Kent: Grand final two decades in the making
COOPER Cronk and Cameron Smith have barely spoken since Cronk signed with the Sydney Roosters.
There's not much evidence to see it changing.
The silence began not when Cronk announced he was leaving Melbourne to get married and live in Sydney with his new wife, the lovely Tara Rushton, but later, when he signed with a team actually capable of beating Melbourne.
It was all dandy and sweet so long as it looked like Cronk might sign with Wests Tigers, or Newcastle, or even Souths at the time, who struggled home in 12th spot.
The signature on a Roosters contract changed everything.
Few stand in the way of Cameron Smith and ambition, as Cronk discovered.
The rivalry is another subtext in a grand final with forty different narratives, bringing together the two biggest rivalries personally, and professionally, in the game.
Rivalries are the magic dust in every great sport.
The Billy Slater charge and ongoing doubt over Cronk have contributed to take the gloss off what should be the biggest grand final in NRL history.
The Roosters and the Storm are fighting for more than just a premiership on Sunday.
The storylines could not be more perfect.

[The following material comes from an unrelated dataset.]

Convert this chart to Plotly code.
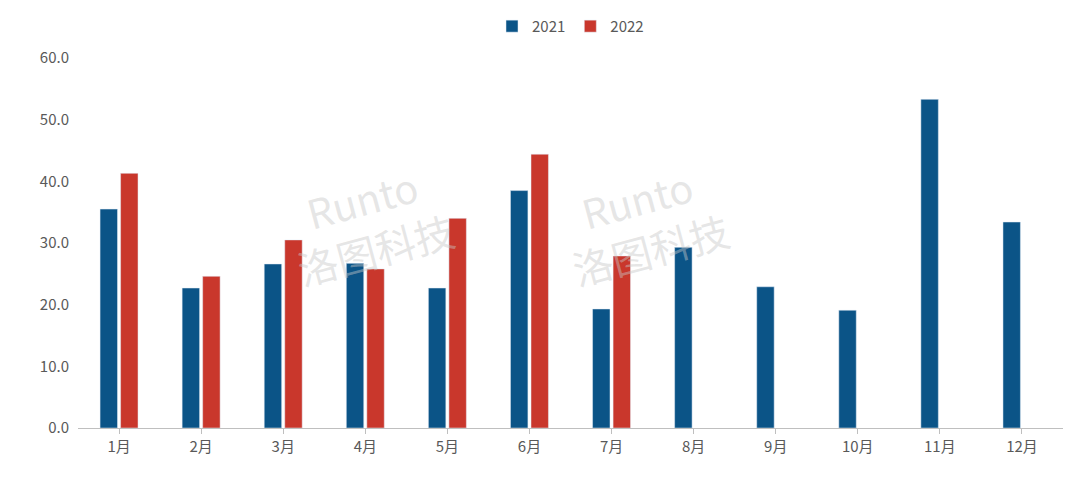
import plotly.graph_objects as go

months = ["1月", "2月", "3月", "4月", "5月", "6月", "7月", "8月", "9月", "10月", "11月", "12月"]
sales_2021 = [35.5, 22.7, 26.6, 26.7, 22.7, 38.5, 19.3, 29.3, 22.9, 19.1, 53.3, 33.4]
sales_2022 = [41.3, 24.6, 30.5, 25.8, 34.0, 44.4, 27.9, None, None, None, None, None]

fig = go.Figure()
fig.add_trace(go.Bar(x=months, y=sales_2021, name="2021", marker_color="#0b5487"))
fig.add_trace(go.Bar(x=months, y=sales_2022, name="2022", marker_color="#c9372c"))

# faint watermarks
for x in [0.2, 0.67]:
    fig.add_annotation(text="Runto<br>洛图科技", x=x, y=0.55, xref="paper", yref="paper",
                       showarrow=False, textangle=-15,
                       font=dict(size=40, color="rgba(200,200,200,0.45)", family="Noto Sans CJK SC"))

fig.update_layout(
    width=1080, height=479,
    margin=dict(l=70, r=25, t=50, b=59, autoexpand=False),
    plot_bgcolor="white", paper_bgcolor="white",
    barmode="group", bargap=0.5, bargroupgap=0.15,
    font=dict(family="Noto Sans CJK SC", size=15, color="#595959"),
    legend=dict(orientation="h", x=0.5, xanchor="center", y=1.13, yanchor="top",
                font=dict(size=15)),
)
fig.update_yaxes(range=[0, 60], dtick=10, tickformat=".1f", showgrid=False,
                 zeroline=False, ticks="", ticklabelstandoff=8)
fig.update_xaxes(showline=True, linecolor="#bfbfbf", ticks="outside", tickcolor="#bfbfbf")

fig.write_html("out.html")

Cronk signed with the Roosters days into last year's Rugby League World Cup and was immediately frozen out by Smith.
It impacted only briefly their on-field relationship but weighed heavily in camp.
Now, they bring together the two dominant clubs of the NRL era.
Between them, Melbourne and Sydney have played in 14 of the 19 grand finals so far played.
Yet it lacks the magic of South Sydney's appearance in 2014, or the all-Queensland decider a year later when the Cowboys took their first premiership over a game Brisbane.
Their appearance Sunday takes it to 15 of 20 grand finals, a neat 75 per cent.
In any language, that is domination.
Sunday is Federer-Nadal, Yankees-Red Sox with all the trim.
As Jerry Izenberg once said before Muhammad Ali and Joe Frazier were about to step into the ring in Manila, for the Thrilla: "They are fighting for the heavyweight championship of each other".
Rugby league has seldom been so lucky.
The two dominant teams of the 1980s were Canterbury and Parramatta, who won four premierships each.
The Bulldogs began the decade taking out the 1980 grand final under a brand of footy widely celebrated as The Entertainers.
The Eels took that and raised them one, Jack Gibson's Electric Eels winning three straight from 1981-83 before the Bulldogs came back, rebranded, as the Dogs of War under Warren Ryan, to take the premiership in 1984-85.
The game got its wish the following year when Parramatta and Canterbury squared up in the 1986 grand final.
It was the one everybody wanted and was as tough as you could imagine, the Eels prevailing in the game's only tryless grand final, 4-2.
In the 1990s rugby league was not so lucky.
The two best teams of the '90s were Brisbane and Canberra but they never played a grand final against each other.
The following decade, the noughties, began with the Roosters and Canterbury dominating but saw Canterbury lose ground to Melbourne, who closed out the decade with four straight grand finals.
The Roosters (2000, 02-04) won one from four while Melbourne (2006-09) took home two - only to be forced to give them back when busted cheating the salary cap.
Melbourne has maintained its success throughout this decade through the constants of coach Craig Bellamy and three, which became two, champion players.
Smith made his debut in 2002 and fullback Slater a year later and their impact has remained deep into the next decade where Melbourne has now qualified for its fourth decider since 2010.
The Roosters have qualified for their third.
The third champion for Melbourne throughout their emergence was obviously Cronk, who now fights the clock to be fit for Sunday's decider, for the Roosters, against his old team.
The only time they met earlier this season was round 16. Melbourne won 9-8 but the headlines were overtaken by Cronk snubbing Smith after the game, offering a fast handshake as Smith moved in for a pretend hug.